*What to work on:*
Select from the data all lines with the word "matplotlib".

*Stored data:*
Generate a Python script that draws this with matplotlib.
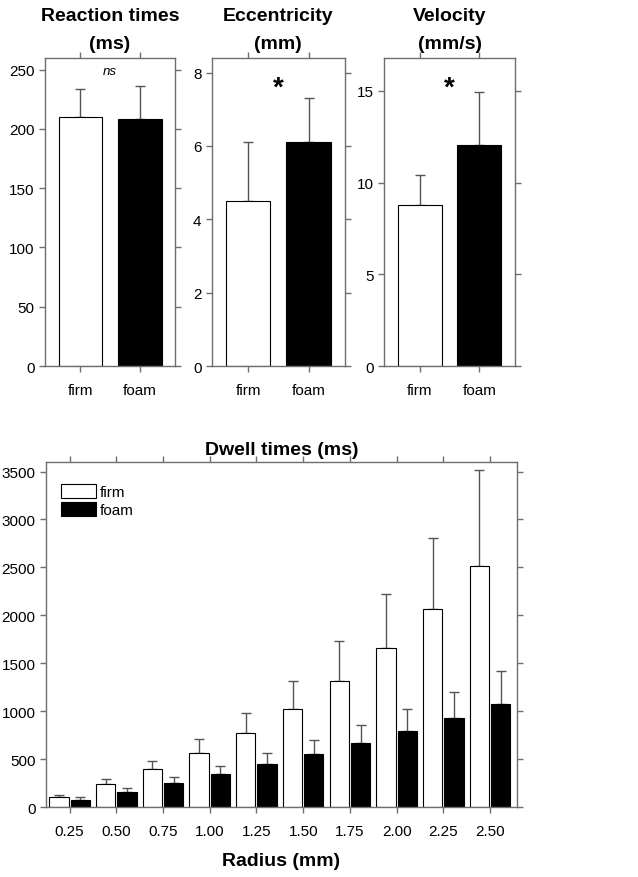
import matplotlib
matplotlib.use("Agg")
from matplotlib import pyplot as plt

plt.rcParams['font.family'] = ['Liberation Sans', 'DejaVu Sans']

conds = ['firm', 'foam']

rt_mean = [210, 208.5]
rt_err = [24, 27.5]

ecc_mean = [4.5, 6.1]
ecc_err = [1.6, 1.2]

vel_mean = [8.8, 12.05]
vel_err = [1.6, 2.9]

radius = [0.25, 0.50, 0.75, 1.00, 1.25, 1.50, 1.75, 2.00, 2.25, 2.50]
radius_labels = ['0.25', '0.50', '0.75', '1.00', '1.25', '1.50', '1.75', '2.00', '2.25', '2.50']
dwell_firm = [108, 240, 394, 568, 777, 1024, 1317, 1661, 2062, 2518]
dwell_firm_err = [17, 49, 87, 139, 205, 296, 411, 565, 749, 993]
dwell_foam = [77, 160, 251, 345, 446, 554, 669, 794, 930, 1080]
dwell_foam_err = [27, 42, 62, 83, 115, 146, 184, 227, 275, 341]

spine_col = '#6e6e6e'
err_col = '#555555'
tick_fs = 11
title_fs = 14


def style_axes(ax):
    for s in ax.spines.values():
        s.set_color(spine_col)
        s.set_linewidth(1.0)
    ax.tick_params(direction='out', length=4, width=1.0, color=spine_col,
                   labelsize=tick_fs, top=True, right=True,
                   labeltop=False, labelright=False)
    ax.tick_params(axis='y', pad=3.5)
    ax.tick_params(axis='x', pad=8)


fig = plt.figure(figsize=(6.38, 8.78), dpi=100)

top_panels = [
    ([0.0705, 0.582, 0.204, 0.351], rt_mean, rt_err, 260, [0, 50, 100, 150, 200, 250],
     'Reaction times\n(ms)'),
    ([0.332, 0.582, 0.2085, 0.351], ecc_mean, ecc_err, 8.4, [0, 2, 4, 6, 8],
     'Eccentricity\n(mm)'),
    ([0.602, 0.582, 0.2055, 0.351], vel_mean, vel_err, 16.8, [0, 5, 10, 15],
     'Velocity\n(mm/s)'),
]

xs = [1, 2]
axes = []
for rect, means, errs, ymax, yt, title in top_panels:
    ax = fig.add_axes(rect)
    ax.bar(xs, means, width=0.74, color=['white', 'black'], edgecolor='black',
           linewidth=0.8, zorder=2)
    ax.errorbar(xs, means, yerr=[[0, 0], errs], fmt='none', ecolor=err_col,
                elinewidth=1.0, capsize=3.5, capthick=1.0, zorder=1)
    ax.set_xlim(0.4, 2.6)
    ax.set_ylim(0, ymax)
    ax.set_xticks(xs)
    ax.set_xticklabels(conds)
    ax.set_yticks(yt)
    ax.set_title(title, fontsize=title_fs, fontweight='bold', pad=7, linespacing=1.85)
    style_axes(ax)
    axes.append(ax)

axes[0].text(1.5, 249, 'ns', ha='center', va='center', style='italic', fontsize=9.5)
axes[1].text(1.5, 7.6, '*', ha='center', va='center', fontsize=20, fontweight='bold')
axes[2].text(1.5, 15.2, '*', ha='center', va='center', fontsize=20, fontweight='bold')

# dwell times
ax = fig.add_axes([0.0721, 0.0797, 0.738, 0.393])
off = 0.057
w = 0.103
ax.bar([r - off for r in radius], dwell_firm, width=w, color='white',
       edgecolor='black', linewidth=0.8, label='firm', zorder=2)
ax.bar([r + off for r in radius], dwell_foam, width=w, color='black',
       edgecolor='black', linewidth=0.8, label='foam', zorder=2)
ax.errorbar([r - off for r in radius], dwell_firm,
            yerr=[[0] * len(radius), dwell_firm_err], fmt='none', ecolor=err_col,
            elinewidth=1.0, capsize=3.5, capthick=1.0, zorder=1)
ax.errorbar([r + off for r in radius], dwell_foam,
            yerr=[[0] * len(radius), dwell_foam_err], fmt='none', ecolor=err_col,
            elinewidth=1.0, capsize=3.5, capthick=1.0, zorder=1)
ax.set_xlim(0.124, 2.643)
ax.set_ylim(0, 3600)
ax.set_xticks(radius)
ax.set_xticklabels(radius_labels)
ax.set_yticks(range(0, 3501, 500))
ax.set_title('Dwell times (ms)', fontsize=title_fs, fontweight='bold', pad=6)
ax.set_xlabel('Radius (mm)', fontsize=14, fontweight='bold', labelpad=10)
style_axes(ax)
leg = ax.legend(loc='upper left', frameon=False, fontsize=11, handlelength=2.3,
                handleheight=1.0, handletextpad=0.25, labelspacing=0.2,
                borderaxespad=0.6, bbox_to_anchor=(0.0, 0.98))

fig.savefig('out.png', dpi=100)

*Solution for this exercise:*
Generate a Python script that draws this with matplotlib.
import matplotlib
matplotlib.use("Agg")
from matplotlib import pyplot as plt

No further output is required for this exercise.